As I drove to my new home on the boat, I remembered how important stuff was to my mother who grew up poor. She wasn’t exactly a hoarder, but she did keep lots of stuff. I remembered how purging her house after she died was a delicious catharsis. We threw out cans of tomato sauce and old make up, we sold books and 1970’s craft supplies and finally took home pieces of furniture that reminded of us her. Her chair and mirror are stored safely in my brother’s garage and will be treasured in my new home some time soon. It was this catharsis that started me on the road to reduce my footprint. I have never been a huge keeper, but things matter to me. Just ask my sisters to tell you about the time they threw away my large bowl of North Carolina sand.

On the boat, I do have a few relics from my home of stuff that I kept from storage.
Sun Catchers (to be removed when sailing)
I love to see them and be reminded of the people or memories they represent. If this boat life extends past summer, I definitely will need to find/buy/make some extra fluffy throw pillows that will mimic an overstuffed chair for my leisurely weekend mornings. Kurt gave us gravity chairs for our one-year anniversary to create a feeling of living room at the grassy end of our pier.
Current Living Room

Naps are marvelous there and will be until it gets cold again. We store the chairs in our cars as there is no room on the boat! The car storage thing is a whole other story.

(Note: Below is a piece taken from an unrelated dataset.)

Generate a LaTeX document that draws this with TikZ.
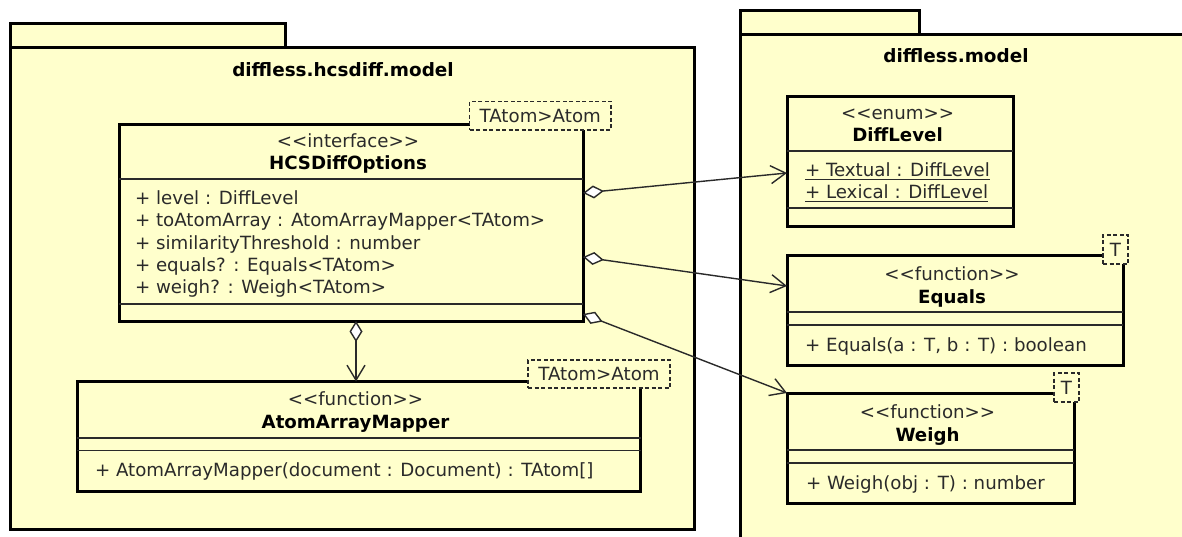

Kurt assembling a new bimini in our "work room".
Maybe it’s just an American thing to gather up stuff to make us feel satisfied and accomplished. I have been told more than once that throw pillows on the master and guest beds are directly proportional to personal wealth. Is that true elsewhere in the world? Seems like Europe would agree with holding onto stuff. People in the Middle East do like to prove their worth with high quality items of stuff. I saw that in the movie House of Sand and Fog. But it seems to me that East Asia or most parts of Africa and Scandinavia would think twice about hoarding.


So, for now, I’ll stay content with this pantry
Pantry unlike anything I have had before!
 and my homemade afghan. Not having room to put newly acquired stuff keeps me on my money saving path and allows me to go travel to see my kids without breaking the bank. I do know that when this grandma house plan becomes real, there will be some serious stuff acquisition. Who knows if I’ll go crazy about it, but I doubt it will be neither necessary nor satisfying. It might just be limited to that which is comfortable and useful.